One of the things I’ve been working on for the last 2 (or 10 or 15) years is how do we understand the distribution of artifacts produced through intensive pedestrian survey. In fact, thinking about the distribution of artifacts and how our methods of survey and analysis shape the kinds of conclusions we can reach has been a major element in my career.
For my current project, the Western Argolid Regional Project (and any of these survey really), there are a few obvious challenges. First, the basic spatial unit is the survey unit, but in our survey (and many surveys) these units are irregularly shaped and sized. Second, the units produce a good many interdependent variables that, in turn, shape artifact recovery. These range from surface visibility and vegetation to less obvious influences on site formation like terracing, ploughing, or various kinds of fills. Third, there are a good many variables that impact the distribution of artifacts that occur outside of what we can understand and record within the units themselves. These includes the presence of ephemeral paths and roads through an area, access to water or other changeable resources, the proximity to the edge of the survey area or highly disturbed units, and many other archaeological and historical features that might impact how we understand an artifact scatter. Finally, we understand that various periods and types of artifacts have different levels of visibility in the landscape. This is the result of different historical processes that produce horizons visible on the surface as well as the character – and visibility – of the artifacts themselves.

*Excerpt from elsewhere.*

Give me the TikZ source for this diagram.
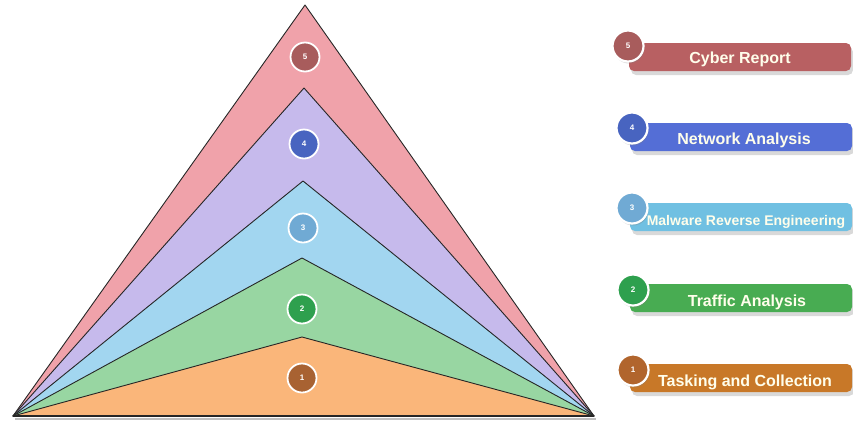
\documentclass[tikz,border=0pt]{standalone}
\usepackage{fontspec}
\setmainfont{Liberation Sans}
\usetikzlibrary{shadows}
\definecolor{p5}{RGB}{240,162,170}
\definecolor{p4}{RGB}{198,186,236}
\definecolor{p3}{RGB}{162,214,240}
\definecolor{p2}{RGB}{152,214,162}
\definecolor{p1}{RGB}{250,182,122}
\definecolor{c5}{RGB}{168,92,92}
\definecolor{c4}{RGB}{72,100,192}
\definecolor{c3}{RGB}{112,170,212}
\definecolor{c2}{RGB}{46,160,78}
\definecolor{c1}{RGB}{168,98,50}
\definecolor{b5}{RGB}{184,96,98}
\definecolor{b4}{RGB}{84,110,214}
\definecolor{b3}{RGB}{112,192,226}
\definecolor{b2}{RGB}{72,172,82}
\definecolor{b1}{RGB}{200,120,40}
\tikzset{
  layer/.style={draw=black!85, line width=0.9pt, line join=round},
  numdot/.style={circle, minimum size=29pt, inner sep=0pt, draw=white, line width=1.8pt, text=white, font=\bfseries\fontsize{8}{9}\selectfont},
  bar/.style={rounded corners=5pt, minimum width=222pt, minimum height=28pt, inner sep=0pt, drop shadow={shadow xshift=2pt, shadow yshift=-4pt, opacity=0.3}},
  bardot/.style={circle, minimum size=31pt, inner sep=0pt, draw=white, line width=2.2pt, text=white, font=\bfseries\fontsize{8}{9}\selectfont, drop shadow={shadow xshift=1pt, shadow yshift=-2pt, opacity=0.3}},
  bartext/.style={text=white!92!yellow, font=\bfseries\fontsize{16}{18}\selectfont}
}
\begin{document}
\begin{tikzpicture}[x=1pt,y=-1pt]
\useasboundingbox (0,0) rectangle (853,421);
% triangle corners and peaks
\coordinate (L) at (13,416);
\coordinate (R) at (594,416);
\coordinate (A) at (305,5);
\coordinate (P4) at (304,88);
\coordinate (P3) at (303,181);
\coordinate (P2) at (302,258);
\coordinate (P1) at (302,337);
\fill[black!25] (L) ++(2,2) -- ([shift={(2,2)}]R) -- ([shift={(2,4)}]R) -- ([shift={(2,4)}]L) -- cycle;
\filldraw[layer, fill=p5] (L) -- (A) -- (R) -- cycle;
\filldraw[layer, fill=p4] (L) -- (P4) -- (R) -- cycle;
\filldraw[layer, fill=p3] (L) -- (P3) -- (R) -- cycle;
\filldraw[layer, fill=p2] (L) -- (P2) -- (R) -- cycle;
\filldraw[layer, fill=p1] (L) -- (P1) -- (R) -- cycle;
\draw[line width=1.3pt, black!85] (L) -- (R);
% numbers in layers
\node[numdot, fill=c5] (n5) at (305,57) {5};
\node[numdot, fill=c4] (n4) at (304,144) {4};
\node[numdot, fill=c3] (n3) at (303,228) {3};
\node[numdot, fill=c2] (n2) at (302,309) {2};
\node[numdot, fill=c1] (n1) at (302,378) {1};
% legend bars
\node[bar, fill=b5] (l5) at (740,57) {};
\node[bar, fill=b4] (l4) at (741,137) {};
\node[bar, fill=b3] (l3) at (741,217) {};
\node[bar, fill=b2] (l2) at (741,298) {};
\node[bar, fill=b1] (l1) at (741,378) {};
\node[bardot, fill=c5] (d5) at (628,46) {5};
\node[bardot, fill=c4] (d4) at (632,128) {4};
\node[bardot, fill=c3] (d3) at (632,208) {3};
\node[bardot, fill=c2] (d2) at (633,290) {2};
\node[bardot, fill=c1!90!orange] (d1) at (633,370) {1};
\node[bartext] (t5) at (740,59) {Cyber Report};
\node[bartext] (t4) at (744,140) {Network Analysis};
\node[bartext, font=\bfseries\fontsize{14}{16}\selectfont] (t3) at (746,222) {Malware Reverse Engineering};
\node[bartext] (t2) at (747,302) {Traffic Analysis};
\node[bartext] (t1) at (745,382) {Tasking and Collection};
\end{tikzpicture}
\end{document}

In short, there are many variables that shape the distribution of artifacts on the surface and it’s hard to imagine a statistical model that would accommodate all these various.
There are, however, ways to start to smooth the distribution of artifacts and in an article that’s due in October, I’ve proposed the following method, which both attempts to produce understandable clusters of units with artifacts from the same period plotted across the landscape. These clusters are based on two measures of proximity between units with material from the same period: 20 m buffers and near analysis based on the “near” function in our project GIS. More important, however, this work is only the start. Because buffers and the near function do not adapt to changes in the landscape that range from steep slopes, modern roads, the course of the Inachos river, fenced plots, or the edge of our survey area, we need to scrutinize these simple clusters, particularly the discontinuities between clusters, to determine their historical and geographical probability.
Here’s what I wrote:
The following analysis is based on clusters of units from across he wider WARP survey area that produced Late Roman material. We identified groups of units on the basis of analysis done using the projects GIS platform, ESRI’s ArcGIS. We produced aggregated clusters of units by grouping any units that fell within a 20 m buffers of a unit with Late Roman pottery. We then assessed the relative isolation of the clusters using the “near” function in ESRI ArcGIS. Groups of clustered units that were statistically “near” one another could be aggregated further. Finally, we also allowed our familiarity with the topography of survey area to shape how we defined the clusters described below. Buffering, near analysis, and familiarity with the survey area helped to smooth some of the variations in surface visibility, local site formation, and recovery rates. These clusters also produced larger and more complex assemblages of artifacts than would appear in single or adjoining units, and these larger assemblages offered the opportunity for more nuanced reading of the material. These clusters, however, should not be confused with sites and their attendant assumptions regarding function or settlement rank. Instead, the larger assemblages allow us to retain the ambiguity inherent in the functional analysis of surface assemblage, while also constructing arguments for chronological and spatial differentiation at the scale of our survey area.